Никогда, конечно никогда, никакая Россия — реак­ционная или демократическая, республиканская или авторитарная —не допустит отторжения Украины. Неле­пый, безосновательный и обостряемый извне спор меж­ду Русью Московской и Русью Киевской — есть наш внутренний спор, никого более не касающийся, который будет разрешен нами самими. „Отторжение” в 1920 году оказалось совершенно непосильным для польской ар­мии, даже перед лицом пораженческой советской власти и разбитой красной армии Тухачевского. Поэтому так легко, вслед за сим, по Рижскому договору, и Петлюра, и Украина были брошены поляками на произвол судьбы.
Просто и ясно.
Но вот, ген. Кутшеба задает вопрос: „Верно ли, что Польша предала украинцев?” И отвечает:
„Если бы не польско-украинская кровь, пролитая во имя этого дела, если бы не политическая программа 1920 года, может быть, не существовала бы сегодня Украина, как самостоятельная республика”…
С чувством удивления и… стыда за автора читаешь эти строки. Во-первых, как известно, первоначальная ини­циатива признания Украины исходила от немцев, а, во-вторых,.. не дай Бог, генерал Кутшеба, чтобы ваша роди­ настала когда-нибудь такой „самостоятельной республи­кой”, как советская Украина…
Таким образом, в свете исторической правды „борьба против российской реакции”, „высокая историческая за­дача освобождения украинского народа”, „непризнание Деникиным государственной самостоятельности Поль­ши” и проч., и проч., —все это оказывается лишь неудач­ным камуфляжем безграничного национального эгоиз­ма.

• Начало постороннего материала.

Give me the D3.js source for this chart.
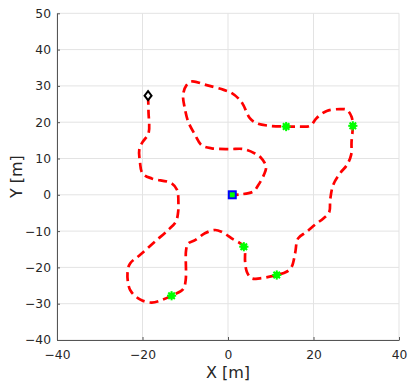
<!DOCTYPE html>
<html><head><meta charset="utf-8">
<script src="https://cdn.jsdelivr.net/npm/d3@7"></script>
<style>body{margin:0;background:#fff}svg{display:block}text{font-family:"DejaVu Sans",sans-serif}</style>
</head><body>
<script>
const xTicks=[-40,-20,0,20,40];
const yTicks=[-40,-30,-20,-10,0,10,20,30,40,50];
const pathX=[-18.7,-18.6,-18.6,-20.0,-20.75,-20.6,-20.0,-17.85,-13.2,-11.9,-11.6,-11.7,-12.2,-14.0,-17.1,-20.6,-22.9,-23.5,-22.9,-20.6,-17.85,-15.5,-13.2,-10.5,-9.9,-9.8,-9.3,-7.7,-5.4,-3.0,-1.5,0.85,3.7,4.0,4.4,5.5,7.5,11.4,13.7,14.9,15.7,16.4,18.4,20.5,22.3,23.7,23.9,24.6,26.2,27.8,28.8,28.9,29.2,28.9,27.8,26.2,23.1,20.7,19.2,16.4,13.6,9.8,6.7,5.1,3.6,2.8,0.9,-1.0,-5.0,-8.5,-9.7,-10.5,-10.1,-9.3,-7.7,-6.2,-3.8,0.5,3.6,6.3,7.5,8.9,8.4,7.1,5.9,2.8,1.0];
const pathY=[27.3,23.0,16.9,14.5,12.5,9.1,5.9,4.5,3.2,1.3,-2.3,-5.1,-7.4,-9.7,-12.9,-16.6,-18.9,-21.2,-26.2,-28.8,-29.7,-29.0,-27.8,-26.0,-23.5,-15.2,-13.4,-12.5,-10.6,-9.7,-10.2,-12.0,-14.3,-18.4,-21.2,-23.0,-23.0,-22.1,-21.2,-19.8,-16.1,-12.0,-10.2,-8.1,-6.5,-4.7,-1.4,2.7,5.9,8.2,11.0,14.6,19.0,21.5,23.4,23.6,23.1,21.1,19.0,18.8,18.8,19.0,19.7,21.1,24.7,26.1,28.0,28.9,30.2,31.2,30.2,27.5,23.8,20.1,16.5,13.7,12.8,12.6,12.6,11.4,10.5,7.8,5.5,2.7,0.9,0.1,0.0];
const wpX=[-13.2,3.7,11.4,13.6,29.2];
const wpY=[-27.8,-14.3,-22.1,18.8,19.0];
const startPt=[-18.7,27.3];
const endPt=[1.0,0.0];

const W=409,H=387;
const svg=d3.select("body").append("svg").attr("width",W).attr("height",H);
const L=57,R=399,T=13.3,B=340;
const x=d3.scaleLinear().domain([-40,40]).range([L,R]);
const y=d3.scaleLinear().domain([-40,50]).range([B,T]);

const grid=svg.append("g");
xTicks.forEach(t=>grid.append("line").attr("x1",x(t)).attr("x2",x(t)).attr("y1",T).attr("y2",B).attr("stroke","#e3e3e3").attr("stroke-width",1));
yTicks.forEach(t=>grid.append("line").attr("x1",L).attr("x2",R).attr("y1",y(t)).attr("y2",y(t)).attr("stroke","#e3e3e3").attr("stroke-width",1));

const xa=svg.append("g").attr("transform",`translate(0,${B})`).call(d3.axisBottom(x).tickValues(xTicks).tickSize(-3).tickPadding(10).tickSizeOuter(0));
const ya=svg.append("g").attr("transform",`translate(${L},0)`).call(d3.axisLeft(y).tickValues(yTicks).tickSize(-3).tickPadding(6).tickSizeOuter(0));
[xa,ya].forEach(a=>{a.select(".domain").attr("stroke","#555").attr("stroke-width",1);a.selectAll(".tick line").attr("stroke","#555");a.selectAll("text").attr("fill","#262626").attr("font-size",12.3).attr("font-family","DejaVu Sans, sans-serif");});

const pts=pathX.map((v,i)=>[v,pathY[i]]);
const line=d3.line().x(d=>x(d[0])).y(d=>y(d[1])).curve(d3.curveCatmullRom.alpha(0.5));
svg.append("path").attr("d",line(pts)).attr("fill","none").attr("stroke","#ff0000").attr("stroke-width",2.7).attr("stroke-dasharray","9,5");

// waypoints (asterisk)
wpX.forEach((v,i)=>{
  const g=svg.append("g").attr("transform",`translate(${x(v)},${y(wpY[i])})`);
  g.append("circle").attr("r",3.2).attr("fill","#00ff00");
  [0,45,90,135].forEach(a=>{const r=4.6,rad=a*Math.PI/180;g.append("line").attr("x1",-r*Math.cos(rad)).attr("y1",-r*Math.sin(rad)).attr("x2",r*Math.cos(rad)).attr("y2",r*Math.sin(rad)).attr("stroke","#00ff00").attr("stroke-width",2);});
});

// start diamond
svg.append("path").attr("transform",`translate(${x(startPt[0])},${y(startPt[1])})`)
  .attr("d","M0,-4.5L3.5,0L0,4.5L-3.5,0Z").attr("fill","#fff").attr("stroke","#000").attr("stroke-width",2);
// end square
svg.append("rect").attr("x",x(endPt[0])-3.5).attr("y",y(endPt[1])-3.5).attr("width",7).attr("height",7)
  .attr("fill","#00ff00").attr("stroke","#0000ff").attr("stroke-width",2);

svg.append("text").attr("x",(L+R)/2).attr("y",378).attr("text-anchor","middle").attr("font-size",16).attr("fill","#262626").text("X [m]");
svg.append("text").attr("transform",`translate(22,${(T+B)/2}) rotate(-90)`).attr("text-anchor","middle").attr("font-size",16).attr("fill","#262626").text("Y [m]");
</script>
</body></html>
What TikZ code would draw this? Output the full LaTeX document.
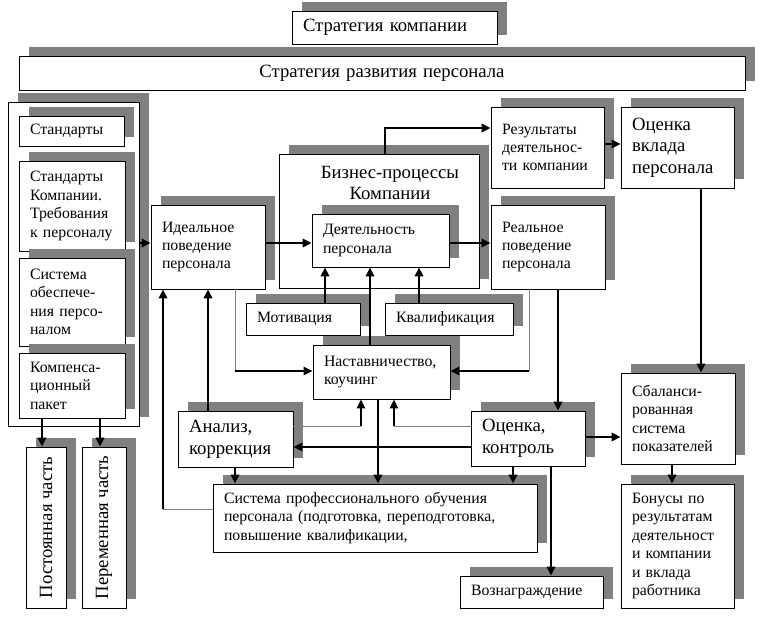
\documentclass[tikz,border=0pt]{standalone}
\usepackage{fontspec}
\setmainfont{Liberation Serif}
\usetikzlibrary{arrows.meta,shadows}
\definecolor{shgray}{RGB}{128,128,128}
\newcommand{\txs}{\fontsize{15.8pt}{18.4pt}\selectfont}
\newcommand{\txl}{\fontsize{18.7pt}{21.7pt}\selectfont}
\begin{document}
\begin{tikzpicture}[x=1pt,y=-1pt,
  box/.style={draw, fill=white, line width=0.9pt, inner xsep=11pt, inner ysep=0pt,
    align=left, font=\txs,
    drop shadow={shadow xshift=9.5pt,shadow yshift=9.5pt,fill=shgray,opacity=1}},
  big/.style={font=\txl},
  arr/.style={line width=1.8pt, -{Triangle[length=9pt,width=8.5pt]}},
  arrm/.style={line width=1.3pt, -{Triangle[length=9pt,width=8.5pt]}},
  gline/.style={draw=shgray, line width=0.8pt}]
\useasboundingbox (0,0) rectangle (760,616);

% top
\node[box, big, align=center, minimum height=34pt, text width=704pt] (razv) at (382,73) {Стратегия развития персонала};
\node[box, big, minimum height=33pt, text width=183pt] (strat) at (394.5,27.5) {Стратегия компании};

% left column
\node[box, minimum width=131pt, minimum height=324pt] (lc) at (73.5,264) {};
\node[box, minimum height=30pt, text width=83pt] (std) at (71.5,131) {Стандарты};
\node[box, minimum height=90pt, text width=84pt] (stdk) at (72,206) {Стандарты\\Компании.\\Требования\\к персоналу};
\node[box, minimum height=88pt, text width=84pt] (sys) at (72,302) {Система\\обеспече-\\ния персо-\\налом};
\node[box, minimum height=65pt, text width=84pt] (komp) at (72,385.5) {Компенса-\\ционный\\пакет};
\node[box, big, inner xsep=0pt, minimum width=40pt, minimum height=161pt] (post) at (46,527.5) {\rotatebox{90}{Постоянная часть}};
\node[box, big, inner xsep=0pt, minimum width=44pt, minimum height=161pt] (perem) at (104,527.5) {\rotatebox{90}{Переменная часть}};

% middle
\node[box, minimum height=84pt, text width=92pt] (ideal) at (208,247) {Идеальное\\поведение\\персонала};
\node[box, minimum width=200pt, minimum height=134pt] (biz) at (379,221) {};
\node[font=\txl, align=center, inner sep=0pt] (bizt) at (390,183) {Бизнес-процессы\\Компании};
\node[box, minimum height=53pt, text width=115pt] (deyat) at (380.5,240.5) {Деятельность\\персонала};
\node[box, minimum height=84pt, text width=92pt] (real) at (548,247) {Реальное\\поведение\\персонала};
\node[box, minimum height=54pt, text width=115pt] (nast) at (381.5,372) {Наставничество,\\коучинг};
\node[box, minimum height=32pt, text width=92pt] (motiv) at (303,319) {Мотивация};
\node[box, minimum height=32pt, text width=106pt] (kval) at (449,319) {Квалификация};
\node[box, big, minimum height=56pt, text width=93pt] (analiz) at (235.5,439) {Анализ,\\коррекция};
\node[box, big, minimum height=55pt, text width=92pt] (ocenka) at (528,438.5) {Оценка,\\контроль};
\node[box, minimum height=68pt, text width=302pt] (sysob) at (375,518) {Система профессионального обучения\\персонала (подготовка, переподготовка,\\повышение квалификации,};
\node[box, minimum height=32pt, text width=121pt] (voz) at (531.5,592) {Вознаграждение};

% right
\node[box, minimum height=81pt, text width=91pt] (rez) at (547.5,147.5) {Результаты\\деятельнос-\\ти компании};
\node[box, big, minimum height=81pt, text width=91pt] (ocvk) at (677.5,147.5) {Оценка\\вклада\\персонала};
\node[box, minimum height=91pt, text width=92pt] (sbal) at (678,418.5) {Сбаланси-\\рованная\\система\\показателей};
\node[box, minimum height=124pt, text width=91pt] (bonus) at (677.5,546) {Бонусы по\\результатам\\деятельност\\и компании\\и вклада\\работника};

% connectors
\draw[arr] (lc.east |- 0,243) -- (ideal.west |- 0,243);
\draw[arr] (ideal.east |- 0,243) -- (deyat.west |- 0,243);
\draw[arr] (deyat.east |- 0,243) -- (real.west |- 0,243);
\draw[arr] (motiv.north -| 325,0) -- (deyat.south -| 325,0);
\draw[arr] (kval.north -| 419,0) -- (deyat.south -| 419,0);
\draw[arr] (nast.north -| 370,0) -- (deyat.south -| 370,0);
\draw[arr] (biz.north -| 385,0) |- (rez.west |- 0,128);
\draw[arr] (rez.east |- 0,144) -- (ocvk.west |- 0,144);
\draw[arr] (ocvk.south -| 701,0) -- (sbal.north -| 701,0);
\draw[arr] (real.south -| 558,0) -- (ocenka.north -| 558,0);
\draw[arr] (ocenka.east |- 0,437) -- (sbal.west |- 0,437);
\draw[arr] (sbal.south -| 672,0) -- (bonus.north -| 672,0);
\draw[arr] (ocenka.south -| 551,0) -- (voz.north -| 551,0);
\draw[arr] (ocenka.south -| 513,0) -- (sysob.north -| 513,0);
\draw[arr] (nast.south -| 378,0) -- (sysob.north -| 378,0);
\draw[arr] (analiz.south -| 235,0) -- (sysob.north -| 235,0);
\draw[arr] (ocenka.west |- 0,447) -- (analiz.east |- 0,447);
\draw[arr] (analiz.north -| 208,0) -- (ideal.south -| 208,0);
\draw[arr] (komp.south -| 42,0) -- (post.north -| 42,0);
\draw[arr] (komp.south -| 100,0) -- (perem.north -| 100,0);

\coordinate (c1) at (163,509);
\draw[gline] (sysob.west |- c1) -- (c1);
\draw[arr] (c1) -- (ideal.south -| c1);
\coordinate (c2) at (235,371);
\draw[gline] (ideal.south -| c2) -- (c2);
\draw[arrm] (c2) -- (nast.west |- c2);
\coordinate (c3) at (529,371);
\draw[gline] (real.south -| c3) -- (c3);
\draw[arrm] (c3) -- (nast.east |- c3);
\coordinate (c4) at (361,426);
\draw[gline] (analiz.east |- c4) -- (c4);
\draw[arrm] (c4) -- (nast.south -| c4);
\coordinate (c5) at (394,426);
\draw[gline] (ocenka.west |- c5) -- (c5);
\draw[arrm] (c5) -- (nast.south -| c5);
\end{tikzpicture}
\end{document}
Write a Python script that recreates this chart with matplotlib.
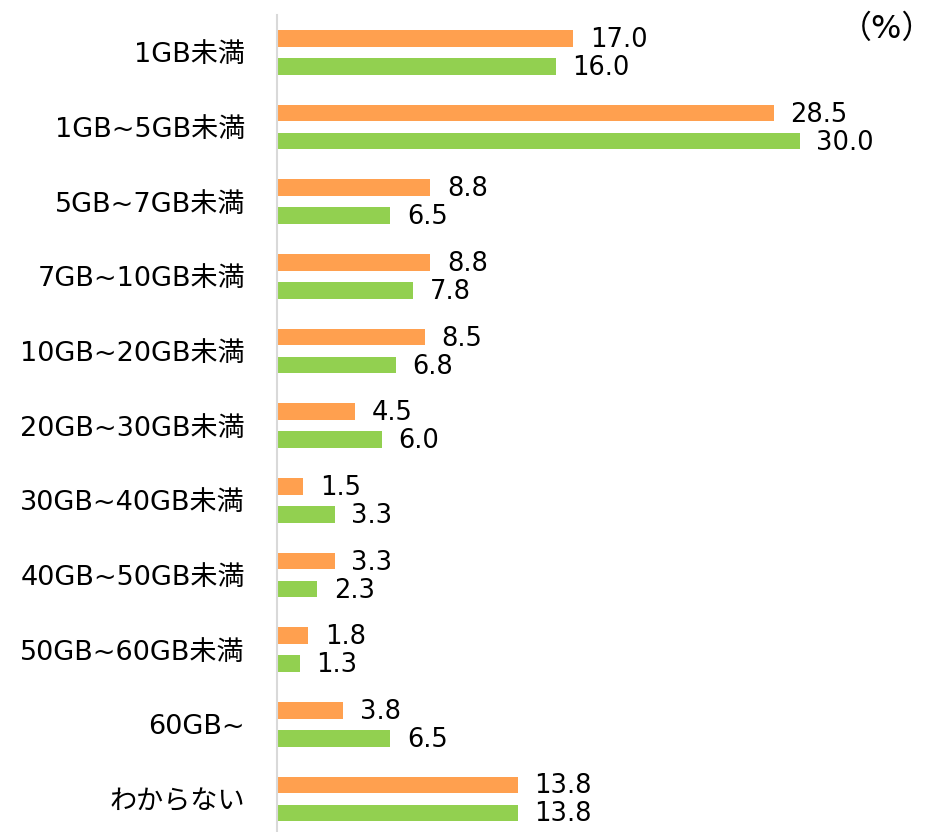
import numpy as np
import matplotlib.pyplot as plt

plt.rcParams['font.family'] = ['DejaVu Sans', 'Noto Sans CJK JP']

categories = ["1GB未満", "1GB~5GB未満", "5GB~7GB未満", "7GB~10GB未満", "10GB~20GB未満",
              "20GB~30GB未満", "30GB~40GB未満", "40GB~50GB未満", "50GB~60GB未満",
              "60GB~", "わからない"]
orange_vals = [17.0, 28.5, 8.8, 8.8, 8.5, 4.5, 1.5, 3.3, 1.8, 3.8, 13.8]
green_vals = [16.0, 30.0, 6.5, 7.8, 6.8, 6.0, 3.3, 2.3, 1.3, 6.5, 13.8]

orange = '#FFA04F'
green = '#92D050'

fig = plt.figure(figsize=(9.49, 8.32), dpi=100)
ax = fig.add_axes([277/949, 0, 610/949, 1 - 15/832])

y = np.arange(len(categories))
h = 0.222
off = 0.1875
ax.barh(y - off, orange_vals, height=h, color=orange)
ax.barh(y + off, green_vals, height=h, color=green)

for yi, v in zip(y, orange_vals):
    ax.text(v + 0.95, yi - off + 0.02, f"{v:.1f}", va='center', ha='left', fontsize=18.5)
for yi, v in zip(y, green_vals):
    ax.text(v + 0.95, yi + off + 0.02, f"{v:.1f}", va='center', ha='left', fontsize=18.5)

ax.set_xlim(0, 35)
ax.set_ylim(10.442, -0.502)
ax.set_yticks(y)
ax.set_yticklabels(categories, fontsize=19.5)
ax.tick_params(axis='y', length=0, pad=23)
ax.set_xticks([])
for s in ['top', 'right', 'bottom']:
    ax.spines[s].set_visible(False)
ax.spines['left'].set_color('#D9D9D9')
ax.spines['left'].set_linewidth(1.5)

fig.text(887/949, 1 - 29/832, "（%）", ha='center', va='center', fontsize=23)

plt.savefig("out.png", dpi=100)
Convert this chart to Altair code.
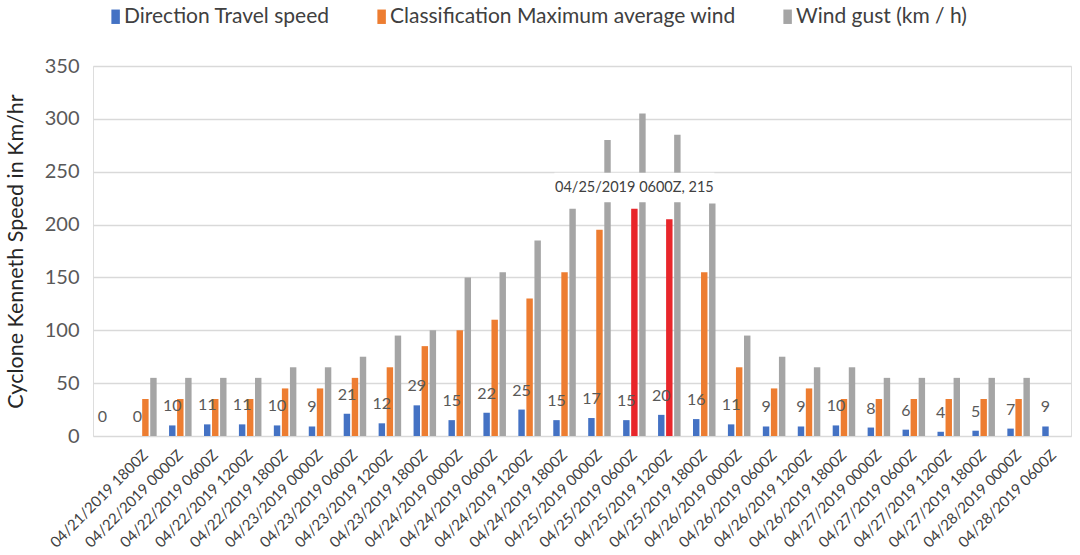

Вопрос в те роковые дни сводился исключительно к разрешению страшной по своей простоте и обнаженности дилеммы:
Содействовать ли национальному возрождению Рос­сии или, по крайней мере, не препятствовать ему? Или же способствовать коммунистическому порабощению России и ее разделу ?

* * *

Большевизм победил.
Каковы результаты этой победы не только для Рос­сии, но и для всего мира —об этом говорить теперь нет надобности. Но было бы непростительным заблужде­нием считать, что приведенная здесь история —закончена. Она продолжается. /…/ И не раз еще, быть может, не­ повинному польскому народу придется горько пожалеть о том, что в 1919 году вожди его предали Россию.

Печатается по тексту брошюры Союза Добровольцев, Париж, 1937 г.